District 17: Democrat Mark Ellebracht, a lawyer, would protect education funding and expand Medicaid eligibility. That makes him the choice for this open seat over S. Nick King, a businessman and former Liberty City Council member.

District 18: Democrat Lauren Arthur brings a passion to the race that makes her a good choice for this open seat based in North Kansas City. She has classroom experience with the Teach for America program and works for an advertising firm. Her opponent is Republican Robert Rowland.

District 20: Incumbent John Mayfield, the Democratic candidate, works hard in Jefferson City and is a better choice for this seat covering parts of Eastern Jackson County than Republican Bill E. Kidd.

District 29: Incumbent Noel Torpey has worked hard and courageously to persuade fellow Republicans to expand Medicaid. He deserves the chance to keep trying. His opponent for this Independence-based seat is John B. Sutton, a Democrat.

District 32: Jeanie Lauer is a pragmatic Republican who uses her experience as a business owner and former Blue Springs City Council member to craft sensible legislation and solve problems. She deserves a third term and is the choice over Democrat Andrew Herman.

District 33: Retired educator Donna Pfautsch, a Republican, has been an independent-thinking, hard-working lawmaker and should remain in this Harrisonville-based seat. She is being challenged by Syed Asif, a Democrat, and Matthew Stephens, a Libertarian.

District 34: For this open Lee’s Summit seat, retired autoworker Dale Mercer, a Democrat, presents a thoughtful, moderate choice who would fight for ethics reform. Republican Rebecca Roeber appears ready to join the hard-right flank of the GOP that is more concerned about reining in “big government” than in solving problems.

District 35: Democrat Ken Duvall, a lawyer, shows a keen grasp of Missouri’s tax structure and the problems that recent legislative actions have posed for working families. He is a much better pick for this Lee’s Summit-based district than incumbent Republican Gary Cross, who has not made much of an imprint in his two terms in the Capitol.
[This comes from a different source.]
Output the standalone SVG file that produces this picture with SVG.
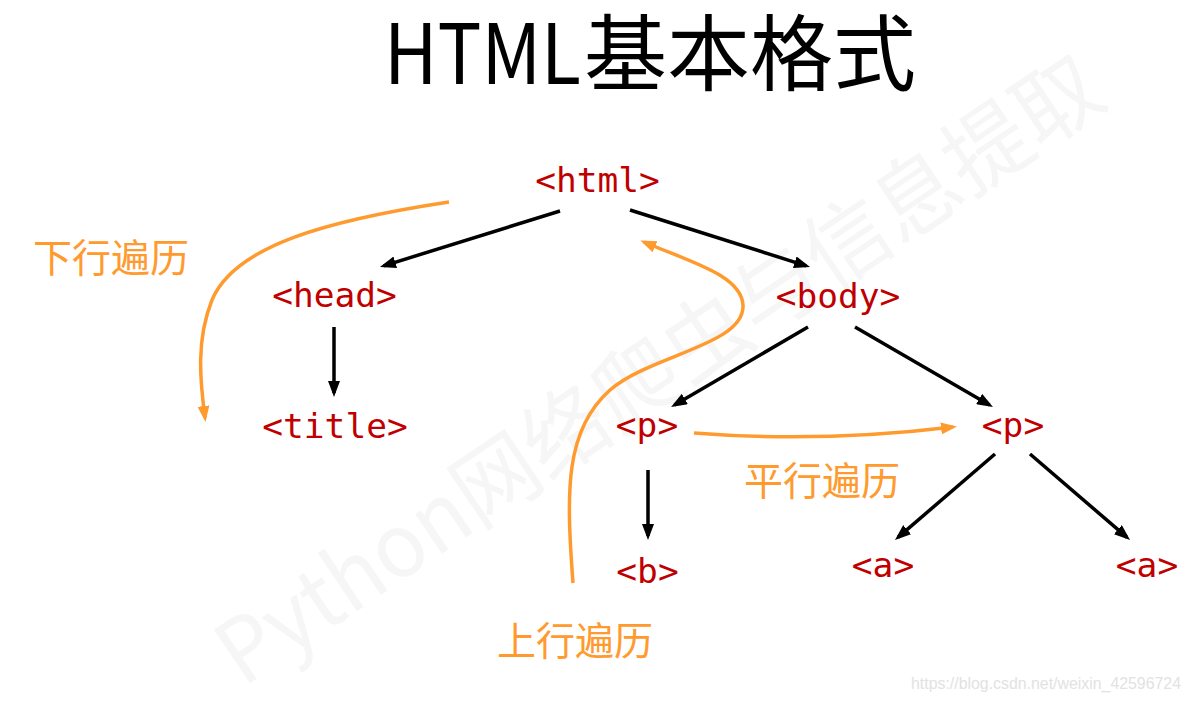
<svg xmlns="http://www.w3.org/2000/svg" width="1191" height="703" viewBox="0 0 1191 703">
<style>
.node{font-family:"DejaVu Sans Mono","Liberation Mono",monospace;font-size:34.5px;fill:#C00000;text-anchor:middle}
.lbl{font-family:"Noto Sans CJK SC","Noto Sans",sans-serif;font-size:39px;fill:#FF9A2E}
.edge{stroke:#000;stroke-width:3.5;fill:none;marker-end:url(#ah)}
.trav{stroke:#FF9A2E;stroke-width:3.5;fill:none;marker-end:url(#ao)}
</style>
<defs>
<marker id="ah" viewBox="0 0 16 12" refX="12" refY="6" markerWidth="16" markerHeight="12" markerUnits="userSpaceOnUse" orient="auto">
<path d="M0,0 L16,6 L0,12 z" fill="#000"/>
</marker>
<marker id="ao" viewBox="0 0 16 12" refX="12" refY="6" markerWidth="16" markerHeight="12" markerUnits="userSpaceOnUse" orient="auto">
<path d="M0,0 L16,6 L0,12 z" fill="#FF9A2E"/>
</marker>
</defs>
<rect width="1191" height="703" fill="#fff"/>
<g id="watermark">
<text x="243" y="688" transform="rotate(-34 243 688)" font-family="Noto Sans CJK SC,Noto Sans,sans-serif" font-size="88" fill="#f6f6f6" textLength="1046" lengthAdjust="spacingAndGlyphs">Python网络爬虫与信息提取</text>
<text x="911" y="689" font-family="Liberation Sans,Arial,sans-serif" font-size="17" fill="#e2e2e2" textLength="270" lengthAdjust="spacingAndGlyphs">https://blog.csdn.net/weixin_42596724</text>
</g>
<g id="title">
<text y="84" font-family="Noto Sans CJK SC,Noto Sans,sans-serif" font-size="83" fill="#000"><tspan x="384" textLength="197" lengthAdjust="spacingAndGlyphs">HTML</tspan><tspan x="584">基本格式</tspan></text>
</g>
<g id="connectors">
<path class="edge" d="M560,211 L383.8,265.8"/>
<path class="edge" d="M630,210 L806.2,265.8"/>
<path class="edge" d="M334,327 L334,393"/>
<path class="edge" d="M808,327 L674.5,405"/>
<path class="edge" d="M855,327 L989.5,405"/>
<path class="edge" d="M648,470 L648,536"/>
<path class="edge" d="M995,454 L898,537.4"/>
<path class="edge" d="M1030,454 L1127,537.4"/>
<path class="trav" d="M449,202 C330,220 235,245 212,300 C196,340 200,380 205,418"/>
<path class="trav" d="M573,583 C566,490 565,430 610,390 C650,355 745,345 743,305 C741,275 690,262 644,242"/>
<path class="trav" d="M694,433 Q820,443 953,427"/>
</g>
<g id="n-html"><text class="node" x="597.5" y="192">&lt;html&gt;</text></g>
<g id="n-head"><text class="node" x="334.5" y="307">&lt;head&gt;</text></g>
<g id="n-title"><text class="node" x="335" y="438">&lt;title&gt;</text></g>
<g id="n-body"><text class="node" x="838" y="308">&lt;body&gt;</text></g>
<g id="n-p1"><text class="node" x="647" y="437">&lt;p&gt;</text></g>
<g id="n-p2"><text class="node" x="1013" y="437">&lt;p&gt;</text></g>
<g id="n-b"><text class="node" x="647.5" y="583">&lt;b&gt;</text></g>
<g id="n-a1"><text class="node" x="883" y="577">&lt;a&gt;</text></g>
<g id="n-a2"><text class="node" x="1147" y="577">&lt;a&gt;</text></g>
<g id="labels">
<text class="lbl" x="33" y="272">下行遍历</text>
<text class="lbl" x="497" y="655">上行遍历</text>
<text class="lbl" x="744" y="495">平行遍历</text>
</g>
</svg>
District 36: Incumbent Kevin McManus is a bright light in the Democratic caucus, sponsoring good legislation on ethics reform and a truce in the economic development “border war” with Kansas. He deserves to be re-elected in this south Kansas City district. His GOP opponent is Nola Wood.

District 56: Patty Johnson, the Democratic candidate, would vote to expand Medicaid and fully fund essential services. She is a better choice than Republican Jack Bondon to replace retiring GOP Rep. Chris Molendorp in the Belton-based seat. Molendorp was an independent thinker, but Bondon appears to embrace the GOP platform wholesale.